== OBJECTIVE ==
Leave out the pictures and reproduce all of the data exactly.

## BEGIN SOURCE DATA

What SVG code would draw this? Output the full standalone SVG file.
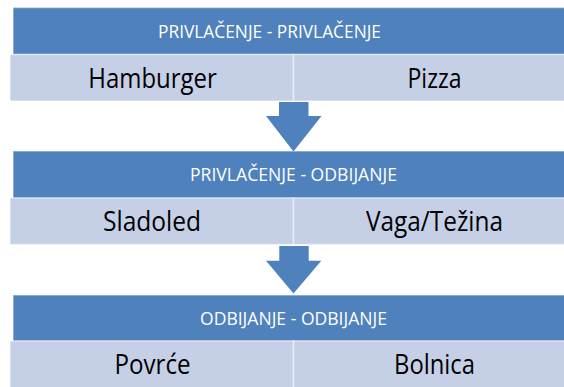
<svg xmlns="http://www.w3.org/2000/svg" width="564" height="387" viewBox="0 0 564 387">
<style>
.hdr{fill:#4F81BD;stroke:#FFFFFF;stroke-opacity:0.45;stroke-width:1.5}
.cell{fill:#C5D0E6;stroke:#FFFFFF;stroke-opacity:0.45;stroke-width:1.5}
.arrow{fill:#4F81BD}
.ht{font-family:"Open Sans","Noto Sans","Liberation Sans",sans-serif;font-size:18px;fill:#FFFFFF;text-anchor:middle}
.bt{font-family:"Open Sans","Noto Sans","Liberation Sans",sans-serif;font-size:26.5px;fill:#000000;text-anchor:middle}
</style>
<rect width="564" height="387" fill="#FFFFFF"/>
<g id="block1">
<rect class="hdr" x="13" y="7.5" width="562" height="47"/>
<rect class="cell" x="10" y="54.5" width="283.5" height="46.5"/>
<rect class="cell" x="293.5" y="54.5" width="283.5" height="46.5"/>
<text class="ht" x="269.5" y="37.8" textLength="223" lengthAdjust="spacingAndGlyphs">PRIVLAČENJE - PRIVLAČENJE</text>
<text class="bt" x="152.5" y="87.8" textLength="128.5" lengthAdjust="spacingAndGlyphs">Hamburger</text>
<text class="bt" x="434.5" y="87.8" textLength="54" lengthAdjust="spacingAndGlyphs">Pizza</text>
</g>
<g id="block2">
<rect class="hdr" x="13" y="151" width="562" height="47"/>
<rect class="cell" x="10" y="198" width="283.5" height="46.5"/>
<rect class="cell" x="293.5" y="198" width="283.5" height="46.5"/>
<text class="ht" x="293.5" y="181.3" textLength="207" lengthAdjust="spacingAndGlyphs">PRIVLAČENJE - ODBIJANJE</text>
<text class="bt" x="152" y="231.3" textLength="98" lengthAdjust="spacingAndGlyphs">Sladoled</text>
<text class="bt" x="434.5" y="231.3" textLength="137" lengthAdjust="spacingAndGlyphs">Vaga/Težina</text>
</g>
<g id="block3">
<rect class="hdr" x="13" y="295" width="562" height="46"/>
<rect class="cell" x="10" y="341" width="283.5" height="47"/>
<rect class="cell" x="293.5" y="341" width="283.5" height="47"/>
<text class="ht" x="293.5" y="324.8" textLength="187" lengthAdjust="spacingAndGlyphs">ODBIJANJE - ODBIJANJE</text>
<text class="bt" x="152.5" y="374.3" textLength="76" lengthAdjust="spacingAndGlyphs">Povrće</text>
<text class="bt" x="434.5" y="374.3" textLength="81" lengthAdjust="spacingAndGlyphs">Bolnica</text>
</g>
<g id="connectors">
<path class="arrow" d="M279,102 H308.5 V116 H321.5 L293.5,151.5 L266,116 H279 Z"/>
<path class="arrow" d="M279.3,246 H308.7 V260.7 H321.3 L293.5,293.5 L266,260.7 H279.3 Z"/>
</g>
</svg>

## END SOURCE DATA

== EXERCISE OUTPUT ==
What SVG code would draw this? Output the full standalone SVG file.
<svg xmlns="http://www.w3.org/2000/svg" width="564" height="387" viewBox="0 0 564 387">
<style>
.hdr{fill:#4F81BD;stroke:#FFFFFF;stroke-opacity:0.45;stroke-width:1.5}
.cell{fill:#C5D0E6;stroke:#FFFFFF;stroke-opacity:0.45;stroke-width:1.5}
.arrow{fill:#4F81BD}
.ht{font-family:"Open Sans","Noto Sans","Liberation Sans",sans-serif;font-size:18px;fill:#FFFFFF;text-anchor:middle}
.bt{font-family:"Open Sans","Noto Sans","Liberation Sans",sans-serif;font-size:26.5px;fill:#000000;text-anchor:middle}
</style>
<rect width="564" height="387" fill="#FFFFFF"/>
<g id="block1">
<rect class="hdr" x="13" y="7.5" width="562" height="47"/>
<rect class="cell" x="10" y="54.5" width="283.5" height="46.5"/>
<rect class="cell" x="293.5" y="54.5" width="283.5" height="46.5"/>
<text class="ht" x="269.5" y="37.8" textLength="223" lengthAdjust="spacingAndGlyphs">PRIVLAČENJE - PRIVLAČENJE</text>
<text class="bt" x="152.5" y="87.8" textLength="128.5" lengthAdjust="spacingAndGlyphs">Hamburger</text>
<text class="bt" x="434.5" y="87.8" textLength="54" lengthAdjust="spacingAndGlyphs">Pizza</text>
</g>
<g id="block2">
<rect class="hdr" x="13" y="151" width="562" height="47"/>
<rect class="cell" x="10" y="198" width="283.5" height="46.5"/>
<rect class="cell" x="293.5" y="198" width="283.5" height="46.5"/>
<text class="ht" x="293.5" y="181.3" textLength="207" lengthAdjust="spacingAndGlyphs">PRIVLAČENJE - ODBIJANJE</text>
<text class="bt" x="152" y="231.3" textLength="98" lengthAdjust="spacingAndGlyphs">Sladoled</text>
<text class="bt" x="434.5" y="231.3" textLength="137" lengthAdjust="spacingAndGlyphs">Vaga/Težina</text>
</g>
<g id="block3">
<rect class="hdr" x="13" y="295" width="562" height="46"/>
<rect class="cell" x="10" y="341" width="283.5" height="47"/>
<rect class="cell" x="293.5" y="341" width="283.5" height="47"/>
<text class="ht" x="293.5" y="324.8" textLength="187" lengthAdjust="spacingAndGlyphs">ODBIJANJE - ODBIJANJE</text>
<text class="bt" x="152.5" y="374.3" textLength="76" lengthAdjust="spacingAndGlyphs">Povrće</text>
<text class="bt" x="434.5" y="374.3" textLength="81" lengthAdjust="spacingAndGlyphs">Bolnica</text>
</g>
<g id="connectors">
<path class="arrow" d="M279,102 H308.5 V116 H321.5 L293.5,151.5 L266,116 H279 Z"/>
<path class="arrow" d="M279.3,246 H308.7 V260.7 H321.3 L293.5,293.5 L266,260.7 H279.3 Z"/>
</g>
</svg>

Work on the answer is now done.